“What can be more exciting or important than finding cures and treatments for diseases that burden the lives of patients in Rhode Island and globally?” asks Brown Chancellor Samuel M. Mencoff ’78. That’s why he and his wife, Ann S. Mencoff, have donated $50 million to support translational medicine at Brown—a field that focuses on translating research into cures for conditions like respiratory diseases and Alzheimer’s.
Half of the Mencoff gift will be dedicated to establishing endowed chairs and providing funding to support outstanding researchers whose discoveries alleviate illness and disease. The remaining $25 million will support the Brown Institute of Translational Science, part of the Warren Alpert Medical School.
“The groundbreaking research of Brown faculty in the lab can see clinical applications at the bedside of patients in hospitals affiliated with Brown, and then lead to commercial applications,” said President Christina Paxson, as Brown announced the gift in February. “The partnership between academic medicine and local health care providers is one of the essential ingredients for sustaining quality health care.”
The investment also allows researchers like Jake Kurtis to work toward important healthcare goals that don’t attract traditional funding. Kurtis, the Stanley M. Aronson Professor and chair of the Department of Pathology and Laboratory Medicine at the medical school, has developed a promising malaria vaccine.
Kurtis has been awarded numerous grants.
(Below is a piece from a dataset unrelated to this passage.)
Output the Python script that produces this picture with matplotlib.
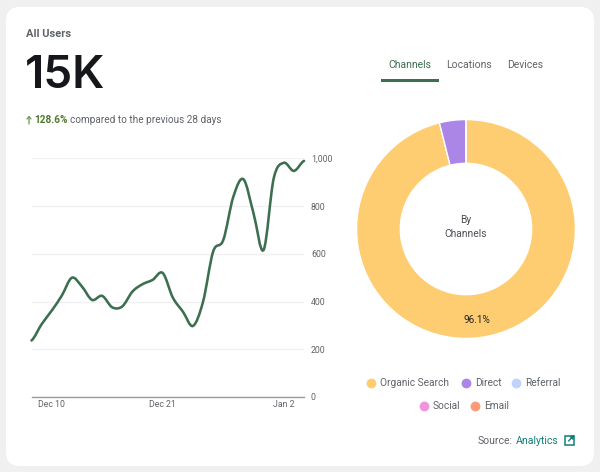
import matplotlib
matplotlib.use("Agg")
import matplotlib.pyplot as plt
from matplotlib.patches import FancyBboxPatch, PathPatch, Rectangle
from matplotlib.path import Path

plt.rcParams["font.family"] = ["Roboto", "DejaVu Sans"]

# daily users, Dec 8 - Jan 4
users = [237, 305, 362, 425, 500, 463, 407, 424, 376, 380, 442, 473, 491, 520,
         417, 358, 298, 400, 610, 658, 840, 913, 770, 617, 917, 982, 948, 990]
tick_days = [2, 13, 25]
tick_labels = ["Dec 10", "Dec 21", "Jan 2"]
y_ticks = [0, 200, 400, 600, 800, 1000]

channels = ["Organic Search", "Direct", "Referral", "Social", "Email"]
shares = [96.1, 3.9, 0, 0, 0]
channel_colors = ["#fecd72", "#ab86e6", "#c0d4fb", "#ee95dc", "#fc9a78"]

W, H = 600, 472
GREEN = "#3c6e50"
GREY = "#5f6368"

fig = plt.figure(figsize=(W / 100, H / 100), dpi=100, facecolor="#f0f0f0")


def px_axes(left, top, right, bottom, **kw):
    return fig.add_axes([left / W, 1 - bottom / H, (right - left) / W, (bottom - top) / H], **kw)


# overlay in pixel coords for the card and all the loose text
bg = fig.add_axes([0, 0, 1, 1])
bg.set_xlim(0, W)
bg.set_ylim(H, 0)
bg.axis("off")
bg.add_patch(FancyBboxPatch((6 + 14, 7 + 14), 588 - 28, 459 - 28,
                            boxstyle="round,pad=14,rounding_size=14",
                            fc="white", ec="none"))

bg.text(26, 34, "All Users", fontsize=8, fontweight="bold", color=GREY, va="center")
bg.text(25, 75.5, "15K", fontsize=33, fontweight="semibold", family="Inter", color="#15171a", va="center")
bg.annotate("", xy=(29, 115.5), xytext=(29, 124),
            arrowprops=dict(arrowstyle="->,head_width=0.14,head_length=0.18", color="#6b9a55", lw=0.9,
                            shrinkA=0, shrinkB=0))
bg.text(34, 120, "128.6%", fontsize=7.2, fontweight="bold", color="#4d7a2a", va="center")
bg.text(70, 120, "compared to the previous 28 days", fontsize=7.2, color=GREY, va="center")

# tabs
bg.text(410, 64.5, "Channels", fontsize=7.5, color=GREEN, ha="center", va="center")
bg.text(469, 64.5, "Locations", fontsize=7.5, color=GREY, ha="center", va="center")
bg.text(525, 64.5, "Devices", fontsize=7.5, color=GREY, ha="center", va="center")
bg.add_patch(Rectangle((381, 78.5), 58, 3, fc=GREEN, ec="none"))

# line chart
ax = px_axes(31.5, 158.5, 304, 397)
ax.set_facecolor("none")
ax.set_xlim(0, len(users) - 1)
ax.set_ylim(0, 1000)
ax.yaxis.tick_right()
ax.set_yticks(y_ticks)
ax.set_yticklabels([f"{v:,}" for v in y_ticks])
ax.set_xticks(tick_days)
ax.set_xticklabels(tick_labels)
ax.tick_params(length=0, labelsize=6.3, labelcolor=GREY)
ax.tick_params(axis="y", pad=5)
ax.tick_params(axis="x", pad=2.5)
ax.grid(axis="y", color="#f1f1f3", lw=1)
ax.set_axisbelow(True)
for side in ["top", "left", "right"]:
    ax.spines[side].set_visible(False)
ax.spines["bottom"].set_color("#9a9a9a")
ax.spines["bottom"].set_linewidth(1)

# smooth the line with bezier segments through the daily values
verts = [(0, users[0])]
codes = [Path.MOVETO]
for i in range(len(users) - 1):
    y0 = users[max(i - 1, 0)]
    y1, y2 = users[i], users[i + 1]
    y3 = users[min(i + 2, len(users) - 1)]
    verts += [(i + 1 / 3, y1 + (y2 - y0) / 6), (i + 2 / 3, y2 - (y3 - y1) / 6), (i + 1, y2)]
    codes += [Path.CURVE4] * 3
ax.add_patch(PathPatch(Path(verts, codes), fc="none", ec=GREEN, lw=1.85, clip_on=False, capstyle="round"))

# donut
pie_ax = px_axes(356, 119, 576, 339)
pie_ax.pie(shares, colors=channel_colors, startangle=90, counterclock=False, radius=1,
           wedgeprops=dict(width=0.4, edgecolor="white", linewidth=1))
pie_ax.set_xlim(-1.005, 1.005)
pie_ax.set_ylim(-1.005, 1.005)
pie_ax.text(0, 0.08, "By", fontsize=7.4, color="#4a4d52", ha="center", va="center")
pie_ax.text(0, -0.05, "Channels", fontsize=7.4, color="#4a4d52", ha="center", va="center")
pie_ax.text(0.1, -0.83, f"{shares[0]}%", fontsize=7.2, color="#202124", ha="center", va="center")

# legend
legend_xy = [(371, 383), (466, 383), (516, 383), (424, 406), (475, 406)]
for name, color, (lx, ly) in zip(channels, channel_colors, legend_xy):
    bg.scatter([lx], [ly], s=50, color=color, linewidths=0)
    bg.text(lx + 9, ly, name, fontsize=7.3, color=GREY, va="center")

# source
bg.text(478, 440.5, "Source:", fontsize=7.5, color=GREY, va="center")
bg.text(515.5, 440.5, "Analytics", fontsize=7.6, color="#12807a", va="center")
bg.add_patch(Rectangle((565, 436), 8.5, 8.5, fc="none", ec="#12807a", lw=1.1))
bg.annotate("", xy=(574.5, 435), xytext=(568.5, 441),
            arrowprops=dict(arrowstyle="-|>,head_width=0.13,head_length=0.2", color="#12807a", lw=1.0,
                            shrinkA=0, shrinkB=0))

fig.savefig("out.png", dpi=100, facecolor=fig.get_facecolor())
But receiving funding for diseases in developing countries can be challenging, Kurtis said. He has to be 18 months ahead of the grant process to try to identify funding for a project.
“Malaria isn’t coming back to the U.S. anytime soon,” Kurtis explains, “so you can imagine how difficult it is for the government to use taxpayer money to fight malaria,” Kurtis said. “But malaria is the greatest single-agent killer of children on the planet, killing one child every 15 to 60 seconds. It also inflicts a significant toll on pregnant women, causing maternal morbidity, mortality and early neonatal death.”
Dedicating resources to medical research that helps underprivileged populations “is consistent with the Brown ethos of service to the world, through and through,” Kurtis said.